WHILE OBAMA'S supporters in the US media are certain that Obama's "mere election" is responsible for every positive development on the world scene, they are equally certain that he bears no responsibility for the negative developments that have happened so far on his watch.
For instance, the fact that North Korea chose to escalate its nuclear brinksmanship shortly after Obama took office with a promise of appeasing Pyongyang is considered irrelevant. The fact that he ordered deep cuts in the US missile defense budget as North Korea tested a long-range missile and a nuclear bomb, and that he has maintained these cuts despite North Korea's announced plan to launch a missile against the US on July 4 has gone largely unreported.
Furthermore, the US media were quick to celebrate the UN Security Council's recent resolution against North Korea which calls for inspections of
suspicious North Korean ships travelling in international waters as a great Obama achievement. But they failed to inform the public that the resolution has no enforcement mechanism. Consequently, today the USS John McCain,
which is tracking a North Korean ship suspected of carrying ballistic missiles, lacks the authority to interdict it and inspect the cargo.
OUR WORLD today is complex and fraught with dangers. Some of these dangers are new, and some are old. All require serious discussion.

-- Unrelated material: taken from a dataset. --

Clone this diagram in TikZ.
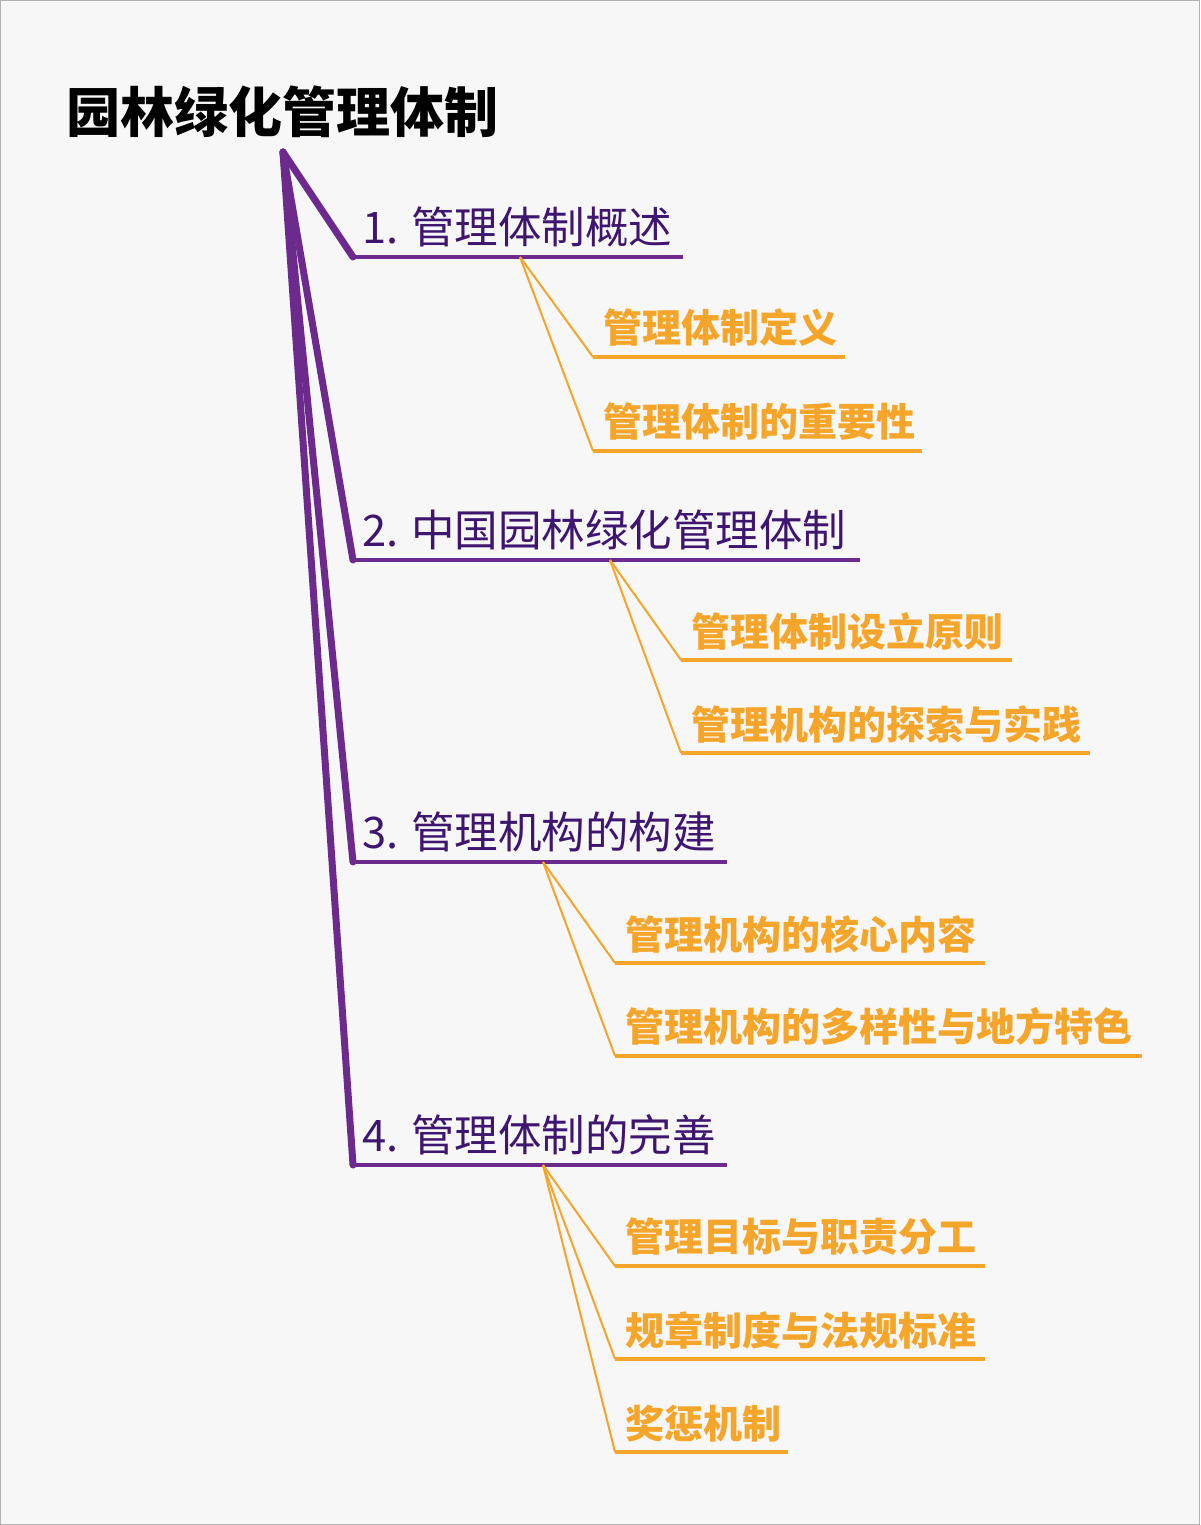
\documentclass[tikz,border=0pt]{standalone}
\usepackage{fontspec}
\setmainfont{Noto Sans CJK SC}
\definecolor{bgc}{HTML}{F7F7F7}
\definecolor{pur}{HTML}{6B2A8C}
\definecolor{purt}{HTML}{3E1670}
\definecolor{org}{HTML}{F5A52A}
\begin{document}
\begin{tikzpicture}[x=1pt,y=-1pt,
  br/.style={draw=pur,line width=7pt,line cap=round},
  ul1/.style={draw=pur,line width=3.5pt},
  ul2/.style={draw=org,line width=3.5pt},
  cl/.style={draw=org,line width=2pt},
  t1/.style={anchor=south west,inner sep=0pt,text=purt,font=\fontsize{43.5}{46}\selectfont},
  t2/.style={anchor=south west,inner sep=0pt,text=org,font=\fontsize{39}{42}\selectfont\bfseries}]
\fill[bgc] (0,0) rectangle (1200,1525);
\draw[gray!60,line width=1pt] (0.5,0.5) rectangle (1199.5,1524.5);
\node[anchor=west,inner sep=0pt,font=\fontsize{54}{58}\selectfont\bfseries] (root) at (66,112) {园林绿化管理体制};
\coordinate (r) at (283,152);
% level 1
\foreach \n/\y/\w/\t in {a/257/683/{1. 管理体制概述},b/560/860/{2. 中国园林绿化管理体制},c/862/727/{3. 管理机构的构建},d/1165/727/{4. 管理体制的完善}}{
  \coordinate (\n0) at (353,\y);
  \coordinate (\n1) at (\w,\y);
  \draw[br] (r) -- (\n0);
  \draw[ul1] (\n0) -- (\n1);
  \node[t1] (\n t) at (362,\y-10) {\t};
}
% level 2
\foreach \s/\px/\py/\x/\y/\w/\t/\k in {
 a/520/257/593/357/845/{管理体制定义}/1,
 a/520/257/593/451/922/{管理体制的重要性}/2,
 b/610/560/681/660/1012/{管理体制设立原则}/1,
 b/610/560/681/753/1090/{管理机构的探索与实践}/2,
 c/543/862/615/963/985/{管理机构的核心内容}/1,
 c/543/862/615/1056/1142/{管理机构的多样性与地方特色}/2,
 d/543/1165/615/1266/985/{管理目标与职责分工}/1,
 d/543/1165/615/1359/985/{规章制度与法规标准}/2,
 d/543/1165/615/1452/788/{奖惩机制}/3}{
  \coordinate (\s p\k) at (\px,\py);
  \coordinate (\s s\k) at (\x,\y);
  \coordinate (\s e\k) at (\w,\y);
  \draw[cl] (\s p\k) -- (\s s\k);
  \draw[ul2] (\s s\k) -- (\s e\k);
  \node[t2] (\s t\k) at (\x+10,\y-10) {\t};
}
\end{tikzpicture}
\end{document}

In free societies, the media's primary responsibilities are to report current events to the public, place those events into an historical context to enable the public to understand how and why they occurred, and to present the public with the options for going forward. It is due to the media's historic role in maintaining and cultivating an informed discussion and debate about current affairs that they became known as democracy's watchdog. When media organs fail to fulfill their basic responsibilities, they degenerate quickly into democracy's undertaker. For an uninformed public is incapable of making the sorts of decisions required of free citizens.
Obama and his media flacks would have us believe that by speaking of American values and by distinguishing friend from foe, former president
George W. Bush raised the hackles of the world against America. Perhaps there is some truth to this assertion. Perhaps there isn't.
What they fail to consider is that by genuflecting to tyrants, Obama has made the US an international laughingstock. Far from sharing their adulation
of Obama and his cool demeanor, most of the nations of the world believe that the US has abandoned its leadership role. And unlike the US media, they realize that America has no understudy.
Unfortunately, unless the Obama effect wears off soon, by the time the American people become aware of this fact it may be too late to make a difference.